A utility-scale plant must implement models 1 (common), 103 (three-phase metering), 120 (nameplate), 121 (basic settings), 122 (measurements and status), and 123 (immediate controls). Plants subject to California Rule 21 or Hawaii Rule 14H must add models 124 through 126 covering static volt-var, static volt-watt, and dynamic reactive current support. The 700-series models apply when the site includes battery energy storage. Each model must be verified for correct block length and SF scaling before the plant is commissioned per the SunSpec Alliance test procedure.
How do I map a sunspec modbus inverter to a Power Plant Controller?
The PPC reads nameplate data from model 120, monitors real-time output from model 103, and writes setpoints to model 123. Active power curtailment uses WMaxLimPct alongside the WMaxLim_Ena enable flag. Reactive power uses VArPct or VArWMaxPct. Each control register has a companion SF register that must be read once at startup to convert raw 16-bit integers to engineering units. When a sunspec modbus inverter echoes a setpoint value outside the commanded range, the SCADA alarm layer should log a communications fault and initiate a re-read cycle rather than accepting the out-of-range value silently.
What interoperability problems occur with major inverter brands?
SMA Sunny Central uses a non-standard base address in pre-3.11 firmware. Sungrow SC series times out on model 126 if volt-var curves have not been pre-configured. Power Electronics FS series uses SF values differing by a factor of 10 from the Alliance default. TMEIC PVS series introduces 200 ms gateway latency that triggers false communication faults when SCADA drivers use default 50 ms timeouts. All four vendors may deviate in byte-order for 32-bit float registers. Verify each deviation during FAT against the manufacturer application note, not the published specification alone.
How do I validate SunSpec compliance during commissioning?

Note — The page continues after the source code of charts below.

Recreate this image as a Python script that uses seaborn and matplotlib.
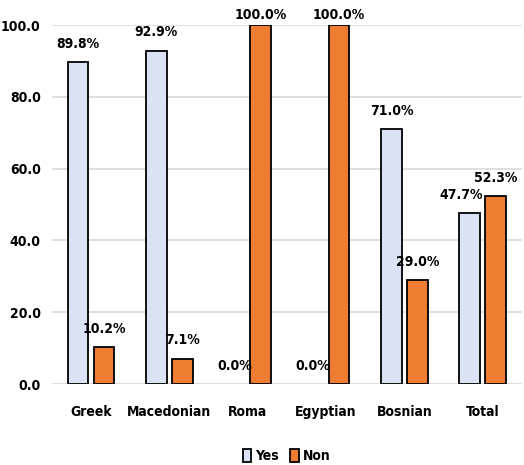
import matplotlib
matplotlib.use("Agg")
import matplotlib.pyplot as plt
import seaborn as sns
import pandas as pd

groups = ["Greek", "Macedonian", "Roma", "Egyptian", "Bosnian", "Total"]
yes_pct = [89.8, 92.9, 0.0, 0.0, 71.0, 47.7]
non_pct = [10.2, 7.1, 100.0, 100.0, 29.0, 52.3]
series = ["Yes", "Non"]
y_ticks = [0, 20, 40, 60, 80, 100]

df = pd.DataFrame({
    "group": groups * 2,
    "answer": ["Yes"] * len(groups) + ["Non"] * len(groups),
    "pct": yes_pct + non_pct,
})

sns.set_theme(style="white")
plt.rcParams["font.family"] = ["DejaVu Sans"]
plt.rcParams["font.stretch"] = "condensed"
plt.rcParams["font.weight"] = "bold"
plt.rcParams["text.color"] = "black"
plt.rcParams["xtick.color"] = "black"
plt.rcParams["ytick.color"] = "black"

fig = plt.figure(figsize=(5.24, 4.65), dpi=100)
ax = fig.add_axes([0.099, 0.174, 0.897, 0.772])

palette = {"Yes": "#DAE3F3", "Non": "#ED7D31"}
sns.barplot(data=df, x="group", y="pct", hue="answer", hue_order=series,
            order=groups, palette=palette, width=0.66, gap=0.2,
            edgecolor="black", linewidth=1.3, saturation=1, ax=ax, zorder=3)

fs = 10
ax.set_ylim(0, 100)
ax.set_xlim(-0.5, 5.5)
ax.set_yticks(y_ticks)
ax.set_yticklabels([f"{v:.1f}" for v in y_ticks], fontsize=fs, fontweight="bold")
ax.set_xticklabels(groups, fontsize=fs, fontweight="bold")
ax.tick_params(axis="x", length=0, pad=15)
ax.tick_params(axis="y", length=0, pad=8)
ax.yaxis.grid(True, color="#D9D9D9", linewidth=1.2, zorder=0)
ax.xaxis.grid(False)
for s in ax.spines.values():
    s.set_visible(False)
ax.set_xlabel("")
ax.set_ylabel("")

yes_bars, non_bars = ax.containers[0], ax.containers[1]
for i, container in enumerate(ax.containers):
    for j, bar in enumerate(container):
        h = bar.get_height()
        if h == 0:
            bar.set_linewidth(0)
        off_y = 2 if h >= 99 else 8
        off_x = 0
        # nudge the Yes label left when the neighbouring Non bar is similar in height
        if i == 0 and 0 < abs(non_pct[j] - h) < 10:
            off_x = -6
        ax.annotate(f"{h:.1f}%", (bar.get_x() + bar.get_width() / 2, h),
                    xytext=(off_x, off_y), textcoords="offset points",
                    ha="center", va="bottom", fontsize=fs,
                    fontweight="bold", annotation_clip=False)

leg = ax.legend(loc="upper center", bbox_to_anchor=(0.5, -0.145), ncol=2,
                frameon=False, fontsize=fs, handlelength=0.6,
                handleheight=1.1, handletextpad=0.3, columnspacing=0.8)
for t in leg.get_texts():
    t.set_fontweight("bold")

fig.savefig("out.png", dpi=100)
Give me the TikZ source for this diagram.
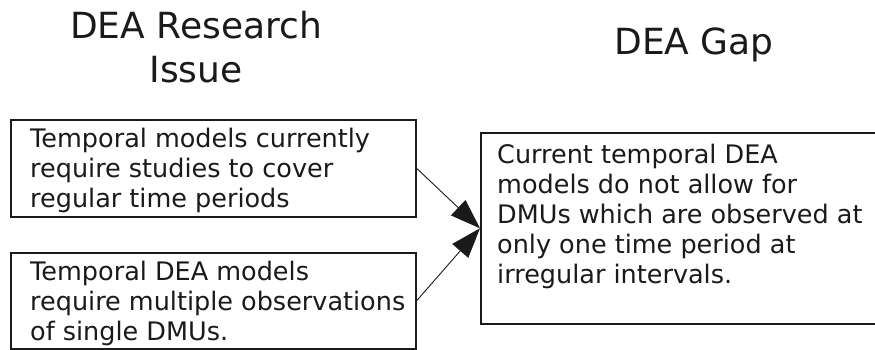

Run a model scan to confirm model IDs and block lengths match the specification, then validate SF registers against a calibrated power analyser on the AC terminals. For control functions, command a known WMaxLimPct percentage and verify inverter output against a reference meter within the manufacturer’s stated response time. Site commissioning adds an end-to-end latency test from PPC command to inverter response echo and a concurrency test to confirm the SCADA scan cycle completes within the control frame interval across all inverters on the subnet. The cross-vendor SF spot-check added to REIG’s FAT checklist after the 2024 Carolina project applies here as well: cache the SF value, read one measurement register, and confirm the result against a reference before proceeding to setpoint tests. For a plant with 100 or more inverters on a single subnet, target a full model 103 and model 123 scan cycle time below 30 seconds to maintain a two-to-one margin against a 60-second control frame interval at the PPC.
What grid-support functions do SunSpec models 120-126 cover?
Models 120 through 126 map the IEEE 1547-2018 advanced grid-support functions required by California Rule 21 and Hawaii Rule 14H. Model 126 implements static volt-var: the inverter adjusts reactive output based on a four-point curve stored in registers and activated by the PPC. Model 127 covers frequency-watt: reducing active power output in proportion to frequency deviation above a configurable threshold. The sunspec modbus inverter certification process tests that each function responds within the timing windows of IEEE 1547 section 6 and that curves can be updated over Modbus without a device restart. Under IEEE 1547 section 6.5, the frequency-watt function must begin reducing output within 200 milliseconds of a frequency excursion crossing the configured threshold, and the inverter must restore its prior output level within 10 seconds of frequency returning to the normal operating range.